(Items from a dataset)
--- START ---
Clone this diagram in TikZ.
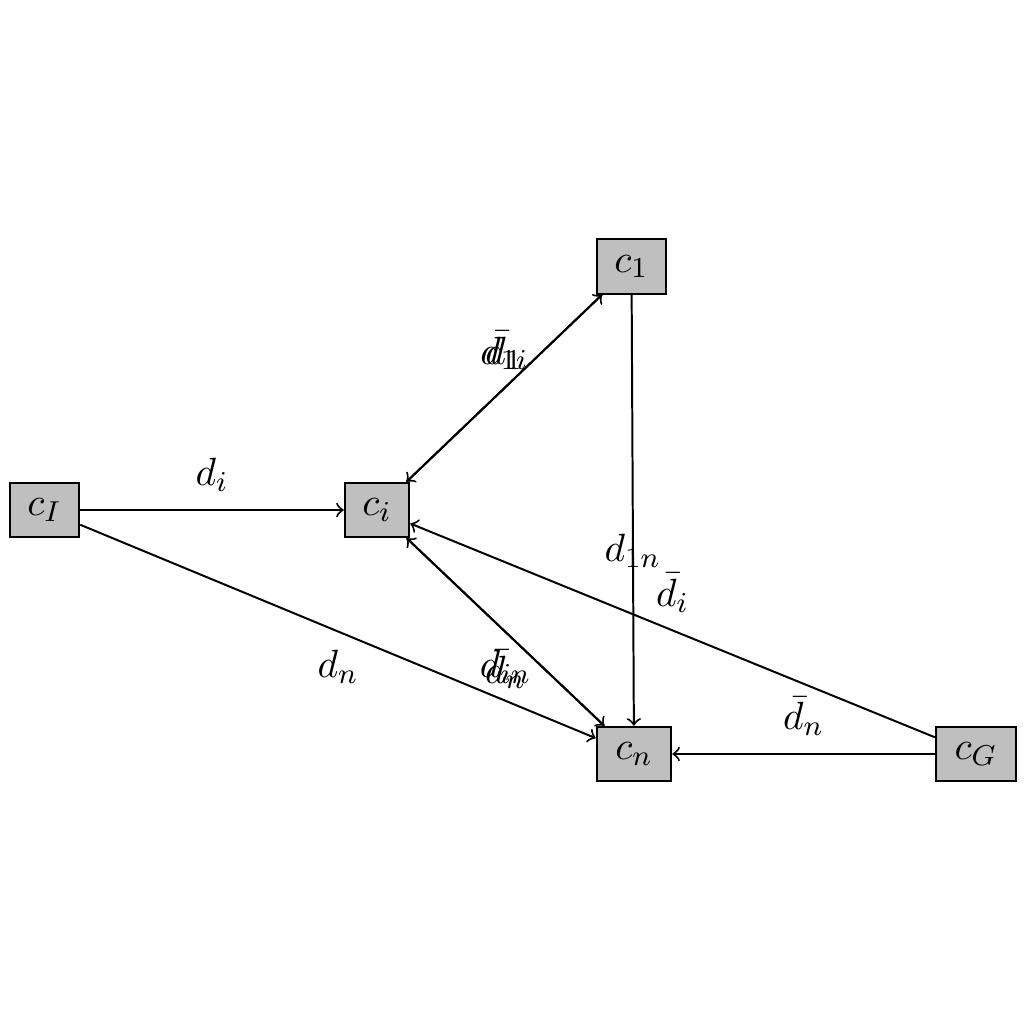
\documentclass[tikz,border=0pt]{standalone}
\begin{document}
\begin{tikzpicture}[x=0.009765625cm,y=-0.009765625cm,
  every node/.style={font=\fontsize{10.8}{13}\selectfont},
  cbox/.style={draw,fill=lightgray,minimum height=0.532cm,inner sep=0pt,line width=0.55pt},
  lab/.style={inner sep=4.8pt},
  every path/.style={line width=0.55pt},
  >=to]
\useasboundingbox (0,0) rectangle (1024,1024);
\node[cbox,minimum width=0.679cm] (cI) at (44.5,510) {$c_I$};
\node[cbox,minimum width=0.630cm] (ci) at (377,510) {$c_i$};
\node[cbox,minimum width=0.679cm] (c1) at (631.5,266.5) {$c_1$};
\node[cbox,minimum width=0.728cm] (cn) at (634,754) {$c_n$};
\node[cbox,minimum width=0.786cm] (cG) at (976,754) {$c_G$};
\draw[->] (cI) -- node[lab,above] {$d_i$} (ci);
\draw[->] (cI) -- node[lab,below] {$d_n$} (cn);
\draw[->] (ci) -- node[lab,above] {$d_{1i}$} (c1);
\draw[->] (c1) -- node[lab,above] {$\bar{d}_1$} (ci);
\draw[->] (ci) -- node[lab,below] {$d_{in}$} (cn);
\draw[->] (cn) -- node[lab,below] {$\bar{d}_n$} (ci);
\draw[->] (c1) -- node[below,pos=0.525] {$d_{1n}$} (cn);
\draw[->] (cG) -- node[lab,above] {$\bar{d}_i$} (ci);
\draw[->] (cG) -- node[lab,above] {$\bar{d}_n$} (cn);
\end{tikzpicture}
\end{document}
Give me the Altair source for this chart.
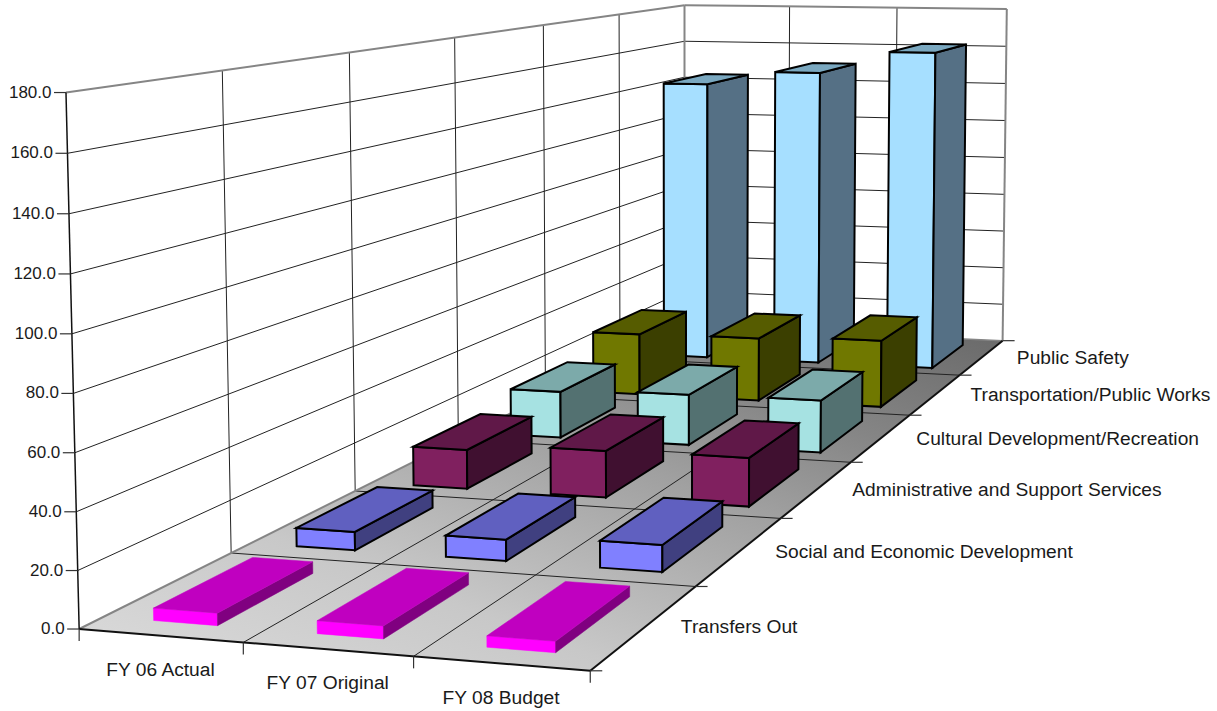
import altair as alt
import numpy as np

WIDTH, HEIGHT = 1217, 711

categories = ["FY 06 Actual", "FY 07 Original", "FY 08 Budget"]
series = ["Transfers Out", "Social and Economic Development",
          "Administrative and Support Services", "Cultural Development/Recreation",
          "Transportation/Public Works", "Public Safety"]
value_ticks = [0, 20, 40, 60, 80, 100, 120, 140, 160, 180]

transfers_out = [4.3, 4.4, 3.8]
social_economic = [7.0, 8.0, 10.0]
administrative = [16.2, 19.2, 19.8]
cultural = [20.8, 22.5, 23.0]
transportation = [29.5, 30.2, 31.8]
public_safety = [143.5, 150.5, 161.8]
series_values = [transfers_out, social_economic, administrative,
                 cultural, transportation, public_safety]

# front, top and side face colours per series
palette = [("#ff00ff", "#c000c0", "#800080"),
           ("#8080ff", "#6060c0", "#404080"),
           ("#80205f", "#601848", "#401030"),
           ("#a6e2e2", "#7caaaa", "#537171"),
           ("#707800", "#565c00", "#3b3f00"),
           ("#a6dfff", "#7aa8c0", "#557085")]

BAR_X = (0.31, 0.705)
BAR_Z = (0.15, 0.82)

# Camera calibration: (category pos, value, series pos) -> page pixel
calibration = [
    ((0, 0, 0), (79, 629)), ((1, 0, 0), (243, 643)), ((2, 0, 0), (413, 656)), ((3, 0, 0), (590, 671)),
    ((3, 0, 1), (695, 586)), ((3, 0, 3), (850, 462)), ((3, 0, 4), (912, 415)), ((3, 0, 5), (959, 375)),
    ((3, 0, 6), (1002, 341)), ((0, 0, 1), (232, 553)),
    ((0, 180, 0), (66, 93)), ((0, 180, 1), (222, 71)), ((0, 180, 2), (349, 52)), ((0, 180, 3), (455, 37)),
    ((0, 180, 4), (543, 25)), ((0, 180, 5), (619, 14)), ((0, 180, 6), (684, 5)),
    ((1, 180, 6), (790, 7)), ((2, 180, 6), (897, 8)), ((3, 180, 6), (1007, 9)),
    ((0, 20, 0), (77.5, 571)), ((0, 160, 0), (68, 153)), ((0, 100, 0), (72.5, 334)),
]


def fit_camera(pairs):
    rows = []
    for (cx, v, cz), (u, w) in pairs:
        p = [cx, v / 100.0, cz, 1.0]
        rows.append(p + [0, 0, 0, 0] + [-u * c for c in p])
        rows.append([0, 0, 0, 0] + p + [-w * c for c in p])
    _, _, vt = np.linalg.svd(np.array(rows, dtype=float))
    return vt[-1].reshape(3, 4)


CAMERA = fit_camera(calibration)


def project(cx, v, cz):
    h = CAMERA @ np.array([cx, v / 100.0, cz, 1.0])
    return [float(h[0] / h[2]), float(h[1] / h[2])]


def polygon(corners, fill, stroke, sw):
    ring = [project(*c) for c in corners]
    ring.append(ring[0])
    return {"type": "Feature", "geometry": {"type": "Polygon", "coordinates": [ring]},
            "properties": {"fill": fill, "stroke": stroke, "sw": sw}}


def segment(a, b, stroke, sw):
    return {"type": "Feature",
            "geometry": {"type": "LineString", "coordinates": [project(*a), project(*b)]},
            "properties": {"stroke": stroke, "sw": sw}}


def pixel_segment(p, q, stroke, sw):
    return {"type": "Feature", "geometry": {"type": "LineString", "coordinates": [p, q]},
            "properties": {"stroke": stroke, "sw": sw}}


def collection(features):
    return alt.InlineData(values={"type": "FeatureCollection", "features": features},
                          format=alt.DataFormat(property="features"))


top_v = value_ticks[-1]
n_cat, n_ser = len(categories), len(series)
identity = alt.Projection(type="identity", scale=1, translate=[0, 0])

# floor with its diagonal shading
floor = alt.Chart(collection([polygon([(0, 0, 0), (n_cat, 0, 0), (n_cat, 0, n_ser), (0, 0, n_ser)],
                                      "#cccccc", "#808080", 0)])).mark_geoshape(
    fill={"gradient": "linear", "x1": 0, "y1": 1, "x2": 1, "y2": 0,
          "stops": [{"offset": 0, "color": "#dcdcdc"}, {"offset": 0.3, "color": "#c8c8c8"},
                    {"offset": 0.6, "color": "#a0a0a0"}, {"offset": 0.77, "color": "#858585"},
                    {"offset": 1, "color": "#686868"}]},
    strokeWidth=0,
)

# gridlines on the walls and floor, then the chart frame and tick marks
lines = []
GRID, FRAME, AXIS = "#222222", "#858585", "#111111"
for v in value_ticks[1:-1]:
    lines.append(segment((0, v, 0), (0, v, n_ser), GRID, 1))
    lines.append(segment((0, v, n_ser), (n_cat, v, n_ser), GRID, 1))
for z in range(1, n_ser):
    lines.append(segment((0, 0, z), (0, top_v, z), GRID, 1))
    lines.append(segment((0, 0, z), (n_cat, 0, z), GRID, 1))
for x in range(1, n_cat):
    lines.append(segment((x, 0, n_ser), (x, top_v, n_ser), GRID, 1))
    lines.append(segment((x, 0, 0), (x, 0, n_ser), GRID, 1))
lines += [
    segment((0, 0, 0), (0, 0, n_ser), FRAME, 2),
    segment((0, 0, n_ser), (n_cat, 0, n_ser), FRAME, 1.5),
    segment((0, top_v, 0), (0, top_v, n_ser), FRAME, 2),
    segment((0, top_v, n_ser), (n_cat, top_v, n_ser), FRAME, 2),
    segment((0, 0, n_ser), (0, top_v, n_ser), FRAME, 2),
    segment((n_cat, 0, n_ser), (n_cat, top_v, n_ser), FRAME, 2),
    segment((0, 0, 0), (0, top_v, 0), AXIS, 1.5),
    segment((0, 0, 0), (n_cat, 0, 0), AXIS, 2),
    segment((n_cat, 0, 0), (n_cat, 0, n_ser), AXIS, 2),
]
TICK = 12
for v in value_ticks:
    px, py = project(0, v, 0)
    lines.append(pixel_segment([px - TICK, py], [px, py], "#333333", 1.2))
for x in range(n_cat + 1):
    px, py = project(x, 0, 0)
    lines.append(pixel_segment([px, py], [px, py + TICK], "#333333", 1.2))
for z in range(n_ser + 1):
    px, py = project(n_cat, 0, z)
    lines.append(pixel_segment([px, py], [px + TICK, py], "#333333", 1.2))

grid = alt.Chart(collection(lines)).mark_geoshape(filled=False).encode(
    stroke=alt.Stroke("properties.stroke:N", scale=None),
    strokeWidth=alt.StrokeWidth("properties.sw:Q", scale=None),
)

# bars, back row first so nearer rows overlap them
faces = []
for s in range(n_ser - 1, -1, -1):
    front_c, top_c, side_c = palette[s]
    edge = "#000000" if s > 0 else None
    sw = 2 if s > 0 else 0.5
    for c in range(n_cat):
        v = series_values[s][c]
        x0, x1 = c + BAR_X[0], c + BAR_X[1]
        z0, z1 = s + BAR_Z[0], s + BAR_Z[1]
        faces.append(polygon([(x0, 0, z0), (x1, 0, z0), (x1, v, z0), (x0, v, z0)], front_c, edge or front_c, sw))
        faces.append(polygon([(x1, 0, z0), (x1, 0, z1), (x1, v, z1), (x1, v, z0)], side_c, edge or side_c, sw))
        faces.append(polygon([(x0, v, z0), (x1, v, z0), (x1, v, z1), (x0, v, z1)], top_c, edge or top_c, sw))

bars = alt.Chart(collection(faces)).mark_geoshape(strokeJoin="miter").encode(
    fill=alt.Fill("properties.fill:N", scale=None),
    stroke=alt.Stroke("properties.stroke:N", scale=None),
    strokeWidth=alt.StrokeWidth("properties.sw:Q", scale=None),
)

# axis text, placed from the projected tick positions
labels_left, labels_mid, labels_right = [], [], []
for v in value_ticks:
    px, py = project(0, v, 0)
    labels_left.append({"x": px - TICK - 2.5, "y": py, "t": f"{v:.1f}"})
for c, name in enumerate(categories):
    px, py = project(c + 0.5, 0, 0)
    labels_mid.append({"x": px, "y": py + 34, "t": name})
for s, name in enumerate(series):
    px, py = project(n_cat, 0, s + 0.5)
    labels_right.append({"x": px + 35, "y": py + 1, "t": name})

x_px = alt.X("x:Q", scale=alt.Scale(domain=[0, WIDTH]), axis=None)
y_px = alt.Y("y:Q", scale=alt.Scale(domain=[HEIGHT, 0]), axis=None)


def text_layer(rows, align, size):
    return alt.Chart(alt.Data(values=rows)).mark_text(
        align=align, baseline="middle", font="Liberation Sans", fontSize=size, color="#1a1a1a"
    ).encode(x=x_px, y=y_px, text="t:N")


chart = alt.layer(
    floor.project(**identity.to_dict()),
    grid.project(**identity.to_dict()),
    bars.project(**identity.to_dict()),
    text_layer(labels_left, "right", 17),
    text_layer(labels_mid, "center", 19.2),
    text_layer(labels_right, "left", 19.2),
).resolve_scale(x="shared", y="shared").properties(
    width=WIDTH, height=HEIGHT, padding=0, autosize=alt.AutoSizeParams(type="none"), background="white"
).configure_view(stroke=None)

chart.save("out.html", embed_options={"renderer": "svg", "actions": False})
--- END ---
Exercise directions: Please transcribe, word for word, every line from the first line of the records above through the line containing "140, 160, 180]", and leave out any pictures.

The result:
Clone this diagram in TikZ.
\documentclass[tikz,border=0pt]{standalone}
\begin{document}
\begin{tikzpicture}[x=0.009765625cm,y=-0.009765625cm,
  every node/.style={font=\fontsize{10.8}{13}\selectfont},
  cbox/.style={draw,fill=lightgray,minimum height=0.532cm,inner sep=0pt,line width=0.55pt},
  lab/.style={inner sep=4.8pt},
  every path/.style={line width=0.55pt},
  >=to]
\useasboundingbox (0,0) rectangle (1024,1024);
\node[cbox,minimum width=0.679cm] (cI) at (44.5,510) {$c_I$};
\node[cbox,minimum width=0.630cm] (ci) at (377,510) {$c_i$};
\node[cbox,minimum width=0.679cm] (c1) at (631.5,266.5) {$c_1$};
\node[cbox,minimum width=0.728cm] (cn) at (634,754) {$c_n$};
\node[cbox,minimum width=0.786cm] (cG) at (976,754) {$c_G$};
\draw[->] (cI) -- node[lab,above] {$d_i$} (ci);
\draw[->] (cI) -- node[lab,below] {$d_n$} (cn);
\draw[->] (ci) -- node[lab,above] {$d_{1i}$} (c1);
\draw[->] (c1) -- node[lab,above] {$\bar{d}_1$} (ci);
\draw[->] (ci) -- node[lab,below] {$d_{in}$} (cn);
\draw[->] (cn) -- node[lab,below] {$\bar{d}_n$} (ci);
\draw[->] (c1) -- node[below,pos=0.525] {$d_{1n}$} (cn);
\draw[->] (cG) -- node[lab,above] {$\bar{d}_i$} (ci);
\draw[->] (cG) -- node[lab,above] {$\bar{d}_n$} (cn);
\end{tikzpicture}
\end{document}
Give me the Altair source for this chart.
import altair as alt
import numpy as np

WIDTH, HEIGHT = 1217, 711

categories = ["FY 06 Actual", "FY 07 Original", "FY 08 Budget"]
series = ["Transfers Out", "Social and Economic Development",
          "Administrative and Support Services", "Cultural Development/Recreation",
          "Transportation/Public Works", "Public Safety"]
value_ticks = [0, 20, 40, 60, 80, 100, 120, 140, 160, 180]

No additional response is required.